## AIM OF THE EXERCISE
Retype, exactly as they stand, the lines from the start of the data to the line that contains "13950, 31800, 223000];", both ends included. Leave the pictures out.

## DATA SECTION

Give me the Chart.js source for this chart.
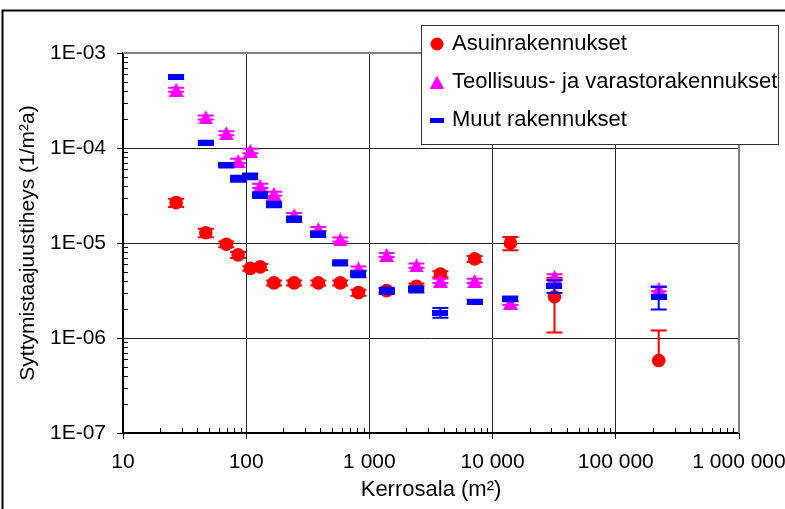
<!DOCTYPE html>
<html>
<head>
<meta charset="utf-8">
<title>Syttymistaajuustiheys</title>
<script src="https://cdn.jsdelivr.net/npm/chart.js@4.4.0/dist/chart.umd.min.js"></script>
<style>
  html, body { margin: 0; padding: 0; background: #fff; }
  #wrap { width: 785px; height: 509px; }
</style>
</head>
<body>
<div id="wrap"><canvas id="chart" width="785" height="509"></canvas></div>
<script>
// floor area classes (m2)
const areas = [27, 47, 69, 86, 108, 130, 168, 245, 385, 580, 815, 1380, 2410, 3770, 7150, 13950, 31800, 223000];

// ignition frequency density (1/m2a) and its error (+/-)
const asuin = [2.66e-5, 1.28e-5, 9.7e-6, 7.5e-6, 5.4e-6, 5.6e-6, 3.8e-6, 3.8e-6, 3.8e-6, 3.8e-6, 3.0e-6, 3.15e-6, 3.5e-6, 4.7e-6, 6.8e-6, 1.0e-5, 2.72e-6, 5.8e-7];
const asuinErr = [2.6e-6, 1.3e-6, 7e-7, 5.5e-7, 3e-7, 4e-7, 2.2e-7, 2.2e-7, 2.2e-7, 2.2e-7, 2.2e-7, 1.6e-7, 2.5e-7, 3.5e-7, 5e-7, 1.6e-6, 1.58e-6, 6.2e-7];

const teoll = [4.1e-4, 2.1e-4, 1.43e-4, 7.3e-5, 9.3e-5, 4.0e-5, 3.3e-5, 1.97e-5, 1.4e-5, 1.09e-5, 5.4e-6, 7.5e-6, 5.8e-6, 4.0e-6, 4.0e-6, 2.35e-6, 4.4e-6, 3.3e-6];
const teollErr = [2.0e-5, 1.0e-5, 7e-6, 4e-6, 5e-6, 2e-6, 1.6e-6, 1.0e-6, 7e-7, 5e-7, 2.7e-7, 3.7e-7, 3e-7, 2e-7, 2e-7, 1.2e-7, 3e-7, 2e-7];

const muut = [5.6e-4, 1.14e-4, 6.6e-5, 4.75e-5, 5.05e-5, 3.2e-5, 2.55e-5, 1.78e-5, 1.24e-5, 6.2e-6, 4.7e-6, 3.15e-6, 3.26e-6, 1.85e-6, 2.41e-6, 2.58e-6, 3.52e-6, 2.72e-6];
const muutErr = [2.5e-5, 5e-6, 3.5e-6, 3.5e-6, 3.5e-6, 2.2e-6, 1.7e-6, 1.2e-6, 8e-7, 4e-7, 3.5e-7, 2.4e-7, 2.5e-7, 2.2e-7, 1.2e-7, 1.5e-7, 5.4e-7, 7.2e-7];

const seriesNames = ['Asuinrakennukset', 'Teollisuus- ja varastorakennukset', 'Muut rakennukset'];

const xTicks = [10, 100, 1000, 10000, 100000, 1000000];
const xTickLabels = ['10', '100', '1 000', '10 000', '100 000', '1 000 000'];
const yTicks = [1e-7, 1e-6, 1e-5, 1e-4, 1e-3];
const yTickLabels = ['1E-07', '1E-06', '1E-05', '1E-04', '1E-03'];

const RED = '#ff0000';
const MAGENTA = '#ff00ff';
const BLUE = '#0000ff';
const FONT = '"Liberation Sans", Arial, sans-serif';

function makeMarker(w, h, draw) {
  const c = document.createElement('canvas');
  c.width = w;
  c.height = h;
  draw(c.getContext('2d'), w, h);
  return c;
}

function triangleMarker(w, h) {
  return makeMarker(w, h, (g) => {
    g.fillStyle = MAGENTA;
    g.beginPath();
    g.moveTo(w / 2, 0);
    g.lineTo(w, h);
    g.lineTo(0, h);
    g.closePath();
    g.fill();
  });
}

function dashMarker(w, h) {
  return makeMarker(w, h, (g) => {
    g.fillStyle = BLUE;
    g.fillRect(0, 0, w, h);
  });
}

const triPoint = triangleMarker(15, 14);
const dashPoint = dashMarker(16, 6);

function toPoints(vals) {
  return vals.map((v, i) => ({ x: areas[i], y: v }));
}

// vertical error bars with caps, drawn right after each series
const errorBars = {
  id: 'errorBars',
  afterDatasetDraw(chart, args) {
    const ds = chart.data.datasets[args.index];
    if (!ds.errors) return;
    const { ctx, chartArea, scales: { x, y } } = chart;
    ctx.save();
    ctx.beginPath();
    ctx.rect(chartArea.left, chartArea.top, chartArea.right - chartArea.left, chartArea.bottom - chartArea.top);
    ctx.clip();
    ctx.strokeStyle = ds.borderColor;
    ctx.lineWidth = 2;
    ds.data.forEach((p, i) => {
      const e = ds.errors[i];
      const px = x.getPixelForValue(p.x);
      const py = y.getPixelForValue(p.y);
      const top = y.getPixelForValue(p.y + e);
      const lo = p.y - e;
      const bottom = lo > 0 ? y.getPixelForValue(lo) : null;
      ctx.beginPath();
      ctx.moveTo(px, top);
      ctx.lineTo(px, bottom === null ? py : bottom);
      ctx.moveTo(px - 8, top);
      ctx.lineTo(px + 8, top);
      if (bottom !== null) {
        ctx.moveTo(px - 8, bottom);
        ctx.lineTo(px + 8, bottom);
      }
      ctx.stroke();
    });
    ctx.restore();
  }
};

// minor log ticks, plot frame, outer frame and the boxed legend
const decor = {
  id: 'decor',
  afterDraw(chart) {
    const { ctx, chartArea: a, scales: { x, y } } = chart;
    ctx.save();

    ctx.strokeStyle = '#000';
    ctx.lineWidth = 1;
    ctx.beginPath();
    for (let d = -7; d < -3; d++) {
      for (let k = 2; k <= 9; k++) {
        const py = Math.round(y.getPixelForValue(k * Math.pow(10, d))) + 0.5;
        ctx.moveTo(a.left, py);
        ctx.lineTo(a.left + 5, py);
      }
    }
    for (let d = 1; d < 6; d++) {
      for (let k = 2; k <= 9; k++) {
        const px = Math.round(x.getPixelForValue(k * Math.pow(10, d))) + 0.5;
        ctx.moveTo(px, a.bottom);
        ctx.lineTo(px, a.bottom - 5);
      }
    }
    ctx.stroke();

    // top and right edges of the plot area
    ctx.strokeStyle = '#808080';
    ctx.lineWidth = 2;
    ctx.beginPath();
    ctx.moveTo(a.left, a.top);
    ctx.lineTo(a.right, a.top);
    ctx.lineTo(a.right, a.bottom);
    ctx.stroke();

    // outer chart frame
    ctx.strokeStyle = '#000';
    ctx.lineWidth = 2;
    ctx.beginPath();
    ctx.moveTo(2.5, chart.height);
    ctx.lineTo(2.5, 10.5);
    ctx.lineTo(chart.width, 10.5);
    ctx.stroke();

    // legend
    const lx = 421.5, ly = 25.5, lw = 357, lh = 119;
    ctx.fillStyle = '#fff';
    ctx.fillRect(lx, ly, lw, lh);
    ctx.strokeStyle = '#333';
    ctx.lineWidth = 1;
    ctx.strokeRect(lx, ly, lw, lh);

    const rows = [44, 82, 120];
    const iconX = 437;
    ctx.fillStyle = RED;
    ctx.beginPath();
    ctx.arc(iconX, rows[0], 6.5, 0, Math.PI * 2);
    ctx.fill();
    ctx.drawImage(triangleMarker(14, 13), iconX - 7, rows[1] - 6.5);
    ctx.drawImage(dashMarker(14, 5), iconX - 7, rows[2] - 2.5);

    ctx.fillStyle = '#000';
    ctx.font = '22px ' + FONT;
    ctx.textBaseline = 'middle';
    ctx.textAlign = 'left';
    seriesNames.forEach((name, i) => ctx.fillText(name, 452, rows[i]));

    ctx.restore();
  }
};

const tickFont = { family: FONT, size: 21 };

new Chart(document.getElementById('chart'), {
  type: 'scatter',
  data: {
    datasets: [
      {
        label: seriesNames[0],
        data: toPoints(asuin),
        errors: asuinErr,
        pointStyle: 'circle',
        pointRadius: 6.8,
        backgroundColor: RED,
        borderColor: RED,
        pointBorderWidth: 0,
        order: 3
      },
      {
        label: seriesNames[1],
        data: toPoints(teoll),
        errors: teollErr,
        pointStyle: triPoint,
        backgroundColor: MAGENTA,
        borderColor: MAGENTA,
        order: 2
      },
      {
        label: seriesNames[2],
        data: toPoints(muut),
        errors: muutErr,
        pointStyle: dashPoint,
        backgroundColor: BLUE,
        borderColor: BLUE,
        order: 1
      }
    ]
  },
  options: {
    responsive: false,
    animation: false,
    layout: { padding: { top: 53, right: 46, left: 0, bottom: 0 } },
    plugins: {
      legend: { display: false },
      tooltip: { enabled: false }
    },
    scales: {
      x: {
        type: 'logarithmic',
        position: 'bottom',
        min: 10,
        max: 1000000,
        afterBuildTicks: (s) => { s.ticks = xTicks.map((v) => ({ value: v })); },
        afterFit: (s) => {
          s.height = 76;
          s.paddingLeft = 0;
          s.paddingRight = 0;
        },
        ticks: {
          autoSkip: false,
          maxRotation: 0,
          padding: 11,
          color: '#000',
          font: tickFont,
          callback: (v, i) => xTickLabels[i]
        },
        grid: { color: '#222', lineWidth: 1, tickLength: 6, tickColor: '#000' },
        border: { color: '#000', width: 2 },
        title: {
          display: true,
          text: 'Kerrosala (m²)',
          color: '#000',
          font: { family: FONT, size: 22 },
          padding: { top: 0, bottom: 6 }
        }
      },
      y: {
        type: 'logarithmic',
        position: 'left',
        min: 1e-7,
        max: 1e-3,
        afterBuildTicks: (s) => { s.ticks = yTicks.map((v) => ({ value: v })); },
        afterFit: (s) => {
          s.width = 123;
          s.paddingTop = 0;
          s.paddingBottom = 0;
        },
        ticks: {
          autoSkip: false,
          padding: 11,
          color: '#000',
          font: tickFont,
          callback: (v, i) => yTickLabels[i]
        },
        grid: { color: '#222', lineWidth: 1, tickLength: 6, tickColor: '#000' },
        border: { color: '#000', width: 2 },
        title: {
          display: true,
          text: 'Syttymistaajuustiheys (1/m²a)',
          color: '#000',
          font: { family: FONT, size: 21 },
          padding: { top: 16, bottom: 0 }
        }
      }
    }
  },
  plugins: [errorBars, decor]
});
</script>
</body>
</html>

## SOLUTION
Give me the Chart.js source for this chart.
<!DOCTYPE html>
<html>
<head>
<meta charset="utf-8">
<title>Syttymistaajuustiheys</title>
<script src="https://cdn.jsdelivr.net/npm/chart.js@4.4.0/dist/chart.umd.min.js"></script>
<style>
  html, body { margin: 0; padding: 0; background: #fff; }
  #wrap { width: 785px; height: 509px; }
</style>
</head>
<body>
<div id="wrap"><canvas id="chart" width="785" height="509"></canvas></div>
<script>
// floor area classes (m2)
const areas = [27, 47, 69, 86, 108, 130, 168, 245, 385, 580, 815, 1380, 2410, 3770, 7150, 13950, 31800, 223000];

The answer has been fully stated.